O órgão executivo da ONU obtivera unanimidade em uma decisão mais importante do que qualquer outra tomada desde que autorizou o uso da força para expulsar os invasores iraquianos do Kuwait, em 1990. Assim, nos poucos segundos que durou a votação formal, muitas coisas foram conseguidas. Blix recebeu a máxima autoridade para vasculhar o Iraque em busca de armas. O Iraque foi confrontado sem hesitação. E uma outra realidade da diplomacia mundial se tornou clara: poucos países ousam desafiar o poder dos EUA quando eles realmente querem alguma coisa.
Em parte, o motivo é dinheiro. Quando o Iêmen votou em 1990 contra a resolução que autorizava o uso da força para expulsar as forças iraquianas do Kuwait, foi punido materialmente. Os EUA suspenderam um pacote de US$ 70 milhões em assistência ao país, e a Arábia Saudita expulsou milhares de trabalhadores iemenitas de seu território. E quando o governo de Maurício retirou seu embaixador das Nações Unidas, na semana passada, todos sabiam o motivo: Jagdish Koonjul não fora subserviente o bastante em seu apoio a Washington na ONU. Dólares estavam em jogo.

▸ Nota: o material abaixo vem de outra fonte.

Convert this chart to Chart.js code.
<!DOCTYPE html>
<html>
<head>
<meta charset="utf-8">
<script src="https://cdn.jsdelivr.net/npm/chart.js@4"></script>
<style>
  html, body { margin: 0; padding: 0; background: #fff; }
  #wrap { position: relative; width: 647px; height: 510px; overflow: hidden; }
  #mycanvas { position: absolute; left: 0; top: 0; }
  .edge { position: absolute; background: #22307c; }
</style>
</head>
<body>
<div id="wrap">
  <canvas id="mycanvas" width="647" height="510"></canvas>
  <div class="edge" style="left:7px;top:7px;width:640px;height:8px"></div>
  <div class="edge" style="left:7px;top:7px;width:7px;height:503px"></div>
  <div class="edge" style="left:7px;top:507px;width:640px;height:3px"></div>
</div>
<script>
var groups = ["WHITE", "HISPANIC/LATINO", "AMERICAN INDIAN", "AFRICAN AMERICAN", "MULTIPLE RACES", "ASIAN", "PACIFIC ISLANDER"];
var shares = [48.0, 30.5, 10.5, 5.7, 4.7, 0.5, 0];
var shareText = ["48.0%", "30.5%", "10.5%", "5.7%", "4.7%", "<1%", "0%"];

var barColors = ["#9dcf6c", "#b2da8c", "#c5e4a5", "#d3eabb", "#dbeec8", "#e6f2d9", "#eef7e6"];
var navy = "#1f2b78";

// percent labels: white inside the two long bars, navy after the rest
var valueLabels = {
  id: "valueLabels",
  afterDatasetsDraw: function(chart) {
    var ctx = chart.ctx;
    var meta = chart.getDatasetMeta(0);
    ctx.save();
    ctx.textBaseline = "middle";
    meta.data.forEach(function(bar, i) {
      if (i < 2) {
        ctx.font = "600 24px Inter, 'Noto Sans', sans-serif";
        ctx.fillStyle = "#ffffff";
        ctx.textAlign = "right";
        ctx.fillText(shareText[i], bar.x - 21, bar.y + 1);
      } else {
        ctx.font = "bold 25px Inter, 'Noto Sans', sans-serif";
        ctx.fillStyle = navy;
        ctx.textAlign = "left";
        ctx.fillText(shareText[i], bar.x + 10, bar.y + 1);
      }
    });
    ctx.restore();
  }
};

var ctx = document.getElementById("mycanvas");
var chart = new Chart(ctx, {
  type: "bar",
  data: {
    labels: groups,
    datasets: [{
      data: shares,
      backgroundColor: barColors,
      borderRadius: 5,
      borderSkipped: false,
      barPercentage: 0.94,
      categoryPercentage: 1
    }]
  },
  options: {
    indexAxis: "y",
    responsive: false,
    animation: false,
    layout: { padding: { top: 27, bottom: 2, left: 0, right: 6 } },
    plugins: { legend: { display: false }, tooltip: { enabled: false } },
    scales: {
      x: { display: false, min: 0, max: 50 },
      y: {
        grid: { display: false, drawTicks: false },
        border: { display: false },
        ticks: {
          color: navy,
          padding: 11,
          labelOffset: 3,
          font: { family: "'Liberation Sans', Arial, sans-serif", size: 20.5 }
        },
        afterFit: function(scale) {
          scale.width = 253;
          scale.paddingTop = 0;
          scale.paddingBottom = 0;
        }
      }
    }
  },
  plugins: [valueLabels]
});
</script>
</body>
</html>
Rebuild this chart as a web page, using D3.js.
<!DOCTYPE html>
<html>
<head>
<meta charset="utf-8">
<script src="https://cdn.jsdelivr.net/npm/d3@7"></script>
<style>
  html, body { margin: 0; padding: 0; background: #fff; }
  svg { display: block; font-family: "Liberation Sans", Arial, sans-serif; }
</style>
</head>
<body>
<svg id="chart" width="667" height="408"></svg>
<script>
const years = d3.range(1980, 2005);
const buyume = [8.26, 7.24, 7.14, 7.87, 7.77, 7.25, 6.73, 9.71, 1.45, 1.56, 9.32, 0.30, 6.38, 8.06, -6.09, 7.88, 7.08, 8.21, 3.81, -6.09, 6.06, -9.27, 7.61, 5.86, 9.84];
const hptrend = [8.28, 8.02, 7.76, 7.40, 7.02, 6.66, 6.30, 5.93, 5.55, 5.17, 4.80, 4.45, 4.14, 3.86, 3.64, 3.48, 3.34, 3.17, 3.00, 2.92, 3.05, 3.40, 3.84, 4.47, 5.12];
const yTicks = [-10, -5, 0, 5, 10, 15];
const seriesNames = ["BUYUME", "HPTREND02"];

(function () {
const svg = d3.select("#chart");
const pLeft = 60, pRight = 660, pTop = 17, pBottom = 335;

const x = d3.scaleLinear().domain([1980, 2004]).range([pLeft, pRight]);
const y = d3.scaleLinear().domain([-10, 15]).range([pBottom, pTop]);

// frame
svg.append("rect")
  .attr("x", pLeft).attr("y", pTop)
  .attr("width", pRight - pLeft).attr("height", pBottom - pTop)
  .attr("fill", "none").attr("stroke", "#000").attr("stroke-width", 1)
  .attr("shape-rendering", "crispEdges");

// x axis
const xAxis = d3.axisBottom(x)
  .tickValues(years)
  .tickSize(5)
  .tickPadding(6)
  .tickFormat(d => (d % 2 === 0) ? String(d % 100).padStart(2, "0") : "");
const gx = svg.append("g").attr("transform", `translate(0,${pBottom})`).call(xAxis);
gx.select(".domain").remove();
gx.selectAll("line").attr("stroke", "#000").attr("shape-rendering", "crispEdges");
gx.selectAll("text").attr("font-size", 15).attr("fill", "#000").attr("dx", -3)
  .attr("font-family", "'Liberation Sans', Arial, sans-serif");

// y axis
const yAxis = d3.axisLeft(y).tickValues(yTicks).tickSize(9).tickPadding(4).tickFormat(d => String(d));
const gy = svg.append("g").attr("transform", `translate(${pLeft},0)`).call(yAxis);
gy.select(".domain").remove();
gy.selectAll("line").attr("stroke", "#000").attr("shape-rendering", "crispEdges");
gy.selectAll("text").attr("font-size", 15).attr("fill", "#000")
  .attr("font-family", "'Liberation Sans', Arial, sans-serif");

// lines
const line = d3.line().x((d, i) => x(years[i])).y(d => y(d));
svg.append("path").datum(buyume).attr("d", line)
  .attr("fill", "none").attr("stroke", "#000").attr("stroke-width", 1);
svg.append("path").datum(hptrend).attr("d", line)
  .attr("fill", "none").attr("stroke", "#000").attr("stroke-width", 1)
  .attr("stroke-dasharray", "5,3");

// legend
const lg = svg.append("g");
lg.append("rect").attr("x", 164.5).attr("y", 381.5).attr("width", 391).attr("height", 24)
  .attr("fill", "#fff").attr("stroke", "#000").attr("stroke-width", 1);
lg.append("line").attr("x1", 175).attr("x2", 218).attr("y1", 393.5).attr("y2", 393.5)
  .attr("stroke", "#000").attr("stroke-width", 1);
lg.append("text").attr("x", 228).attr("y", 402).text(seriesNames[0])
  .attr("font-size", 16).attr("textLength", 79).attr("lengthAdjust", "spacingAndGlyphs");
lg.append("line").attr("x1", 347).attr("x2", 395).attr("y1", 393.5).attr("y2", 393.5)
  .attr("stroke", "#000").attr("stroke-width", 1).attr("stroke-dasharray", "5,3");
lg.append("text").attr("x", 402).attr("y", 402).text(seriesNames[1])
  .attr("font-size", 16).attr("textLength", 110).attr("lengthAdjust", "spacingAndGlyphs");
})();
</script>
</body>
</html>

Enquanto assistíamos à cena da votação unânime, que decerto encontrará lugar nos livros de história, era como se o CS, debilitado por anos de disputas internas sobre o Iraque, tivesse recebido uma injeção de esteróides. Seus ombros subitamente se alargaram. Bastou essa resolução para torná-lo resoluto, enfim.
Será preciso agradecer à Síria. Ninguém sabia de que maneira a Síria votaria. Como vizinho do Iraque e membro da lista dos EUA de países que apóiam o terrorismo, decerto os sírios devem ter sentido a tentação de votar "não" ou ao menos de se abster. Mas Faysall Mekdad, o representante sírio, não hesitou. Disse sim. E, como quase todos os demais países -do México à Irlanda, passando pela Bulgária-, a Síria, disse ele, votou "sim" porque Washington e Londres prometeram que a resolução não representa de maneira alguma uma luz verde para uma ação militar norte-americana e não contém "gatilhos" ou "automaticidade" no que tange a deflagrar uma guerra.
Foi uma promessa reafirmada tanto por John Negroponte, o embaixador dos EUA junto à ONU, quanto por sir Jeremy Greenstock, o representante britânico. "Nós ouvimos com clareza, durante as negociações, as preocupações quanto a automaticidade e gatilhos ocultos. Não existe automaticidade", disse o britânico.
Mas tanto os EUA quanto o Reino Unido queriam que o CS tivessem em mente que a perspectiva de guerra estava longe de afastada. Se o Iraque não revelar seus programas de armas e não jogar limpo com Blix, as ""sérias conseqüências" a que a resolução se refere decerto surgirão. É verdade que a resolução compele Washington e Londres a consultar o CS, se isso acontecer. Mas não contém nada que impeça o presidente Bush de enviar os bombardeiros caso o Iraque se comporte mal.
Será que Rússia, China e França, todas as três potências dotadas do direito de veto no CS, além de EUA e Londres, aceitam a opção militar? Talvez essa pergunta não precise ser respondida. Mas, dado o histórico do Iraque de iludir e frustrar os inspetores, poucos apostariam nessa hipótese.